Jean-Benoit Roquette, senior vice president of IR at Ubisoft Entertainment, explained to the audience how he has been shortening the prepared remarks on his conference calls to help analysts digest the management commentary and allow more time for Q&A. ‘All the information that used to be in the prepared remarks is now in the press release,’ he explained, noting that feedback from stakeholders has been ‘very positive’.
‘You don't want to burn them’
After a break for lunch, the afternoon sessions began with a look at targeting and engagement during a downcycle. Panelists concurred that, first and foremost, companies should stay close to their key shareholders and ask for feedback about what further information or disclosure is desirable.
Turning to prospective investors, Daniel Alvarez, IR associate director at HelloFresh, the German food delivery company, said timing is an important consideration. If you are ‘potentially going to have a couple of quarters that may be trickier from a macro point of view, you need to be very selective as to who you target, because you don't want to burn them,’ he said.
The penultimate session of the day featured a fireside chat with Louis Igonet, head of IR at listed asset manager Tikehau Capital, about IR careers. The interview covered topics such as career paths, professional qualifications, moving up the pay scale and IR at small versus large companies.

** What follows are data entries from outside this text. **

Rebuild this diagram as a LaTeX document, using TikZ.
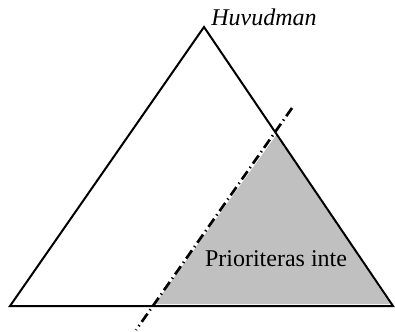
\documentclass[tikz,border=0pt]{standalone}
\usepackage{fontspec}
\setmainfont{Liberation Serif}
\definecolor{grisZona}{HTML}{C0C0C0}
\tikzset{
  lado/.style={line width=1.5pt},
  corte/.style={line width=2pt,dash pattern=on 7.5pt off 3pt on 1pt off 3pt},
  rotulo/.style={inner sep=0pt,font=\fontsize{18}{21}\selectfont},
}
\begin{document}
\begin{tikzpicture}[x=0.75pt,y=-0.75pt]
      \useasboundingbox (0,0) rectangle (395,331);
      \coordinate (cima) at (204,27);
      \coordinate (izq) at (10,306);
      \coordinate (der) at (393,306);
      \coordinate (corteArr) at (292,108);
      \coordinate (corteAbj) at (136,330);
      \fill[grisZona] (277,134) -- (155,304) -- (390,304) -- cycle;   % zona gris
      \draw[lado] (izq) -- (cima) -- (der) -- cycle;                  % triangulo
      \draw[corte] (corteArr) -- (corteAbj);                          % linea de corte
      \node[rotulo,anchor=base west] (jefe) at (211,26) {\itshape Huvudman};
      \node[rotulo,anchor=base] (prio) at (276,266) {Prioriteras inte};
    \end{tikzpicture}
\end{document}
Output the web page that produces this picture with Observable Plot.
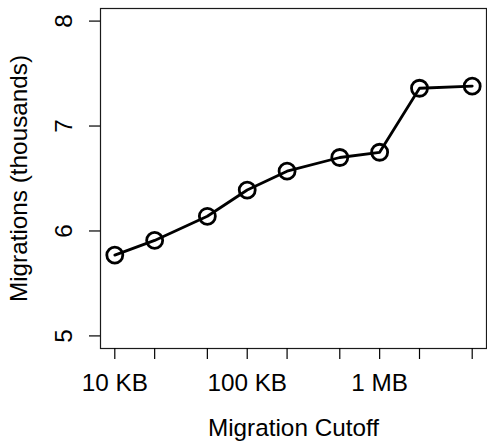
<!DOCTYPE html>
<html>
<head>
<meta charset="utf-8">
<script src="https://cdn.jsdelivr.net/npm/d3@7"></script>
<script src="https://cdn.jsdelivr.net/npm/@observablehq/plot@0.6"></script>
<style>
  html, body { margin: 0; padding: 0; background: #fff; }
  #chart svg { display: block; }
</style>
</head>
<body>
<div id="chart"></div>
<script>
// Migration cutoff sizes (KB) and migrations (thousands)
const cutoffKB = [10, 20, 50, 100, 200, 500, 1000, 2000, 5000];
const migrations = [5.77, 5.91, 6.14, 6.39, 6.57, 6.70, 6.75, 7.36, 7.38];

// Axis ticks and their labels
const xTicks = [10, 20, 50, 100, 200, 500, 1000, 2000, 5000];
const xTickLabels = ["10 KB", "", "", "100 KB", "", "", "1 MB", "", ""];
const yTicks = [5, 6, 7, 8];
const yTickLabels = ["5", "6", "7", "8"];

const xTitle = "Migration Cutoff";
const yTitle = "Migrations (thousands)";

const data = cutoffKB.map((c, i) => ({cutoff: c, value: migrations[i]}));
const xLabelOf = new Map(xTicks.map((t, i) => [t, xTickLabels[i]]));
const yTickData = yTicks.map((t, i) => ({y: t, label: yTickLabels[i]}));

// Pad the log-x and linear-y ranges by 4% on each side
const lx0 = Math.log10(d3.min(cutoffKB)), lx1 = Math.log10(d3.max(cutoffKB));
const padX = (lx1 - lx0) * 0.04;
const yMin = 5, yMax = 8, padY = (yMax - yMin) * 0.04;

const font = "'Liberation Sans', Arial, Helvetica, sans-serif";
const fs = 24.3;

const chart = Plot.plot({
  width: 487,
  height: 445,
  marginLeft: 100,
  marginRight: 1,
  marginTop: 8,
  marginBottom: 97,
  style: {fontFamily: font, fontSize: fs + "px", color: "#000", background: "#fff"},
  x: {type: "log", domain: [10 ** (lx0 - padX), 10 ** (lx1 + padX)]},
  y: {domain: [yMin - padY, yMax + padY]},
  marks: [
    Plot.frame({stroke: "#1a1a1a", strokeWidth: 1.2}),
    Plot.axisX(xTicks, {
      tickSize: 11, tickPadding: 14, strokeWidth: 1.2,
      tickFormat: d => xLabelOf.get(d), fontSize: fs, label: null
    }),
    Plot.axisY(yTicks, {
      tickSize: 11, strokeWidth: 1.2, tickFormat: () => "", label: null
    }),
    Plot.text(yTickData, {
      y: "y", text: "label", frameAnchor: "left", dx: -36.5,
      rotate: -90, textAnchor: "middle", lineAnchor: "middle", fontSize: fs
    }),
    Plot.text([xTitle], {
      frameAnchor: "bottom", dy: 79.5, textAnchor: "middle",
      lineAnchor: "middle", fontSize: fs
    }),
    Plot.text([yTitle], {
      frameAnchor: "left", dx: -81.5, rotate: -90, textAnchor: "middle",
      lineAnchor: "middle", fontSize: fs
    }),
    Plot.line(data, {x: "cutoff", y: "value", stroke: "#000", strokeWidth: 2.8}),
    Plot.dot(data, {x: "cutoff", y: "value", r: 8, stroke: "#000", strokeWidth: 2.8, fill: "none"})
  ]
});

document.getElementById("chart").appendChild(chart);
</script>
</body>
</html>
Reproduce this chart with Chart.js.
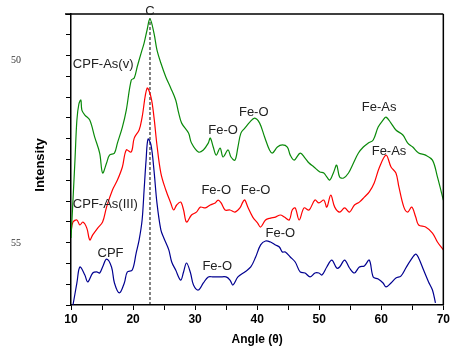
<!DOCTYPE html>
<html><head><meta charset="utf-8">
<script src="https://cdn.jsdelivr.net/npm/chart.js@4/dist/chart.umd.min.js"></script>
<style>html,body{margin:0;padding:0;background:#fff}canvas{display:block}</style>
</head><body>
<canvas id="c" width="452" height="347"></canvas>
<script>
// CPF-As(v) (green)
const greenAngle = [10.0,10.32,10.64,10.95,11.27,11.59,11.75,12.23,13.02,13.82,14.62,15.09,15.73,16.21,17.0,17.48,18.28,18.91,19.71,20.19,20.66,21.3,21.78,22.26,22.73,23.37,23.85,24.48,25.28,26.07,26.87,27.35,27.83,28.94,29.42,30.53,31.33,32.12,32.44,32.92,33.4,34.03,34.51,35.31,35.78,36.42,36.9,37.38,38.01,38.81,39.6,40.4,41.2,41.99,42.47,43.26,44.06,44.86,45.33,45.97,46.93,47.72,48.36,49.15,50.11,50.74,51.22,51.7,52.34,52.81,53.29,53.93,54.72,55.52,56.32,57.11,57.91,58.7,59.5,60.29,60.77,61.57,62.36,63.48,64.27,65.07,66.02,67.14,68.25,69.05,70.0];
const greenIntensity = [3.22,5.05,6.97,8.9,9.67,9.86,9.38,9.14,8.9,8.08,7.31,6.35,6.83,7.21,7.31,7.79,8.56,9.38,10.82,10.92,11.45,12.12,12.6,13.23,13.76,13.08,12.27,11.64,10.97,10.44,9.86,9.24,8.75,8.27,7.79,7.36,7.46,7.79,8.03,7.6,7.21,7.55,7.12,7.46,7.12,6.97,7.6,8.27,8.51,8.8,8.99,8.75,8.08,7.46,7.31,7.6,7.7,7.6,7.21,6.97,7.31,7.07,6.83,6.64,6.4,6.35,6.16,6.01,6.4,6.73,6.16,6.11,6.35,6.83,7.31,7.6,7.79,7.94,8.56,8.9,9.04,8.75,8.42,8.18,7.79,7.6,7.31,7.21,6.97,6.16,5.05];
// CPF-As(III) (red)
const redAngle = [10.0,10.32,10.95,11.43,11.91,12.55,13.02,13.5,14.3,15.09,15.73,16.68,17.48,18.28,18.91,19.71,20.19,20.98,21.46,22.26,22.89,23.37,23.85,24.48,25.28,26.07,26.55,27.03,27.67,28.14,28.62,29.42,30.21,30.85,31.65,32.44,33.24,33.71,34.19,34.83,35.62,36.42,37.22,37.69,38.01,38.49,39.29,40.08,40.56,41.35,42.15,42.95,43.74,44.38,45.17,45.65,46.13,46.77,47.56,48.36,49.31,49.95,50.74,51.22,51.86,52.5,53.29,54.09,54.88,55.68,56.47,57.27,58.07,58.86,59.66,60.77,61.57,62.36,62.84,63.64,64.27,64.91,65.55,66.02,67.14,68.25,69.05,70.0];
const redIntensity = [3.51,3.99,4.09,3.85,3.99,3.7,3.13,3.37,3.7,3.99,4.71,5.53,6.01,6.64,7.46,7.36,8.03,8.42,9.04,10.43,10.0,9.04,7.7,6.35,5.53,4.91,4.57,4.81,4.95,4.57,3.99,4.33,4.47,4.71,4.67,4.81,4.91,5.05,4.91,4.57,4.57,4.47,4.67,4.95,5.05,4.71,4.23,3.94,3.75,4.09,4.18,4.23,4.33,4.23,4.09,4.57,4.67,4.09,4.67,4.57,5.05,4.91,5.05,4.71,5.29,4.71,4.47,4.67,4.47,4.81,4.95,5.19,5.44,5.87,6.59,7.21,6.64,6.35,5.68,4.71,4.47,4.71,4.23,3.85,3.75,3.46,3.03,2.65];
// CPF (navy)
const blueAngle = [10.32,10.95,11.43,12.23,12.71,13.5,14.14,14.62,15.09,15.73,16.53,17.0,17.8,18.59,19.07,19.87,20.5,20.98,21.46,21.78,22.1,22.41,22.89,23.37,23.85,24.48,24.96,25.76,26.23,26.87,27.67,28.14,28.62,29.26,29.74,30.53,31.33,32.12,32.92,34.03,34.99,35.62,36.1,36.9,38.01,38.97,39.76,40.56,41.35,42.15,42.95,43.58,44.06,44.54,45.33,46.13,46.93,47.72,48.52,49.31,49.95,50.43,51.22,52.02,52.81,53.29,54.09,54.88,55.68,56.47,57.27,58.07,58.7,59.5,60.29,60.77,61.57,62.36,63.16,63.96,64.75,65.55,66.02,66.82,67.62,68.25,68.73];
const blueIntensity = [0.0,1.06,1.83,1.44,1.11,1.54,1.59,1.54,1.83,2.21,1.83,1.06,0.58,1.06,1.59,1.68,2.5,3.13,4.09,5.53,6.97,7.98,7.7,6.49,4.91,3.61,3.22,2.65,2.07,1.68,1.2,1.59,2.02,1.54,0.96,0.72,1.06,1.35,1.35,1.35,1.35,1.2,0.96,1.35,1.59,1.83,2.31,2.89,3.08,3.03,2.89,2.79,2.55,2.55,2.31,2.07,1.59,1.54,1.35,1.54,1.54,1.44,1.83,2.16,1.78,1.83,2.16,1.78,1.54,1.83,1.88,2.16,1.35,1.25,1.06,0.87,1.06,1.3,1.39,1.78,2.16,2.45,2.26,1.68,1.11,0.72,0.1];
// reference line for the "C" peak
const cPeakAngle = [22.73, 22.73];
const cPeakIntensity = [0, 13.8];
// text labels: [text, angle, intensity, align]
const peakLabels = [
  ['C', 22.73, 14.1, 'center'],
  ['CPF-As(v)', 10.3, 11.59, 'left'],
  ['Fe-O', 34.51, 8.42, 'center'],
  ['Fe-O', 39.45, 9.28, 'center'],
  ['Fe-As', 59.66, 9.52, 'center'],
  ['Fe-As', 61.25, 7.41, 'center'],
  ['CPF-As(III)', 10.3, 4.86, 'left'],
  ['Fe-O', 33.4, 5.53, 'center'],
  ['Fe-O', 39.76, 5.53, 'center'],
  ['CPF', 16.37, 2.5, 'center'],
  ['Fe-O', 43.74, 3.46, 'center'],
  ['Fe-O', 33.56, 1.88, 'center']
];
const strayLabels = [['50', 16, 60], ['55', 16, 243]];
const xTitle = 'Angle (θ)';
const yTitle = 'Intensity';

const pts = (a, b) => a.map((v, i) => ({x: v, y: b[i]}));
const lineDs = (data, color) => ({data, borderColor: color, borderWidth: 1.2, pointRadius: 0, tension: 0.35, fill: false});

const overlay = {
  id: 'overlay',
  afterDraw(chart) {
    const ctx = chart.ctx, a = chart.chartArea, xs = chart.scales.x, ys = chart.scales.y;
    ctx.save();
    ctx.strokeStyle = '#000';
    ctx.lineWidth = 1.5;
    ctx.beginPath();
    ctx.moveTo(a.left - 6, a.top); ctx.lineTo(a.right, a.top);
    ctx.moveTo(a.right, a.top); ctx.lineTo(a.right, a.bottom);
    ctx.stroke();
    ctx.fillStyle = '#222';
    ctx.font = '13px "Liberation Sans", Arial, sans-serif';
    ctx.textBaseline = 'middle';
    peakLabels.forEach(([t, x, y, al]) => {
      ctx.textAlign = al;
      ctx.fillText(t, xs.getPixelForValue(x), ys.getPixelForValue(y));
    });
    ctx.fillStyle = '#000';
    ctx.font = 'bold 12px "Liberation Sans", Arial, sans-serif';
    ctx.textAlign = 'center';
    ctx.fillText(xTitle, (a.left + a.right) / 2, 340);
    ctx.save();
    ctx.translate(40, 165);
    ctx.rotate(-Math.PI / 2);
    ctx.font = 'bold 13px "Liberation Sans", Arial, sans-serif';
    ctx.fillText(yTitle, 0, 0);
    ctx.restore();
    ctx.fillStyle = '#333';
    ctx.font = '10px "Liberation Serif", "Times New Roman", serif';
    strayLabels.forEach(([t, x, y]) => ctx.fillText(t, x, y));
    ctx.restore();
  }
};

new Chart(document.getElementById('c'), {
  type: 'line',
  data: {
    datasets: [
      lineDs(pts(greenAngle, greenIntensity), '#0a8a0a'),
      lineDs(pts(redAngle, redIntensity), '#ff0000'),
      lineDs(pts(blueAngle, blueIntensity), '#000090'),
      {data: pts(cPeakAngle, cPeakIntensity), borderColor: '#000', borderWidth: 1, borderDash: [3, 2], pointRadius: 0, fill: false}
    ]
  },
  options: {
    responsive: false,
    animation: false,
    events: [],
    layout: {padding: {top: 14, right: 4, left: 0, bottom: 0}},
    plugins: {legend: {display: false}, tooltip: {enabled: false}},
    scales: {
      x: {
        type: 'linear', min: 10, max: 70,
        ticks: {stepSize: 5, autoSkip: false, maxRotation: 0, padding: 2, color: '#000',
          font: {family: '"Liberation Sans", Arial, sans-serif', size: 12, weight: 'bold'},
          callback: v => (v % 10 === 0 ? String(v) : '')},
        grid: {drawOnChartArea: false, drawTicks: true, tickLength: 5, color: '#000', lineWidth: 1},
        border: {color: '#000', width: 1.5},
        afterFit: s => { s.height = 42; }
      },
      y: {
        min: 0, max: 14,
        ticks: {stepSize: 1, autoSkip: false, callback: () => ''},
        grid: {drawOnChartArea: false, drawTicks: true, tickLength: 5, color: '#000', lineWidth: 1},
        border: {color: '#000', width: 1.5},
        afterFit: s => { s.width = 71; }
      }
    }
  },
  plugins: [overlay]
});
</script>
</body></html>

The kind of issuer you would like to work for is a very personal decision, said Igonet. For him, working at a mid-cap was ‘much more satisfying’ than at a larger, CAC-40 business. ‘My own experience of IR in a mid-cap company is that you actually do more than just investor relations - you are involved on many more topics,’ he said.
Fitting with the mood of the day, Igonet encouraged the IROs present to stay positive despite the myriad challenges facing companies and markets. ‘We have to be optimistic, because it's the only way to move forward,’ he said. ‘If you're meeting people, you have to be optimistic about your company and your prospects.’
The forum finished with ‘champagne roundtables’ - where attendees grab a glass of bubbly and choose from five topics to discuss with their peers. After 30 minutes, a bell sounds and delegates have the chance to switch to a different table. Networking drinks on the hotel terrace offered a final chance to pick over the takeaways from the day.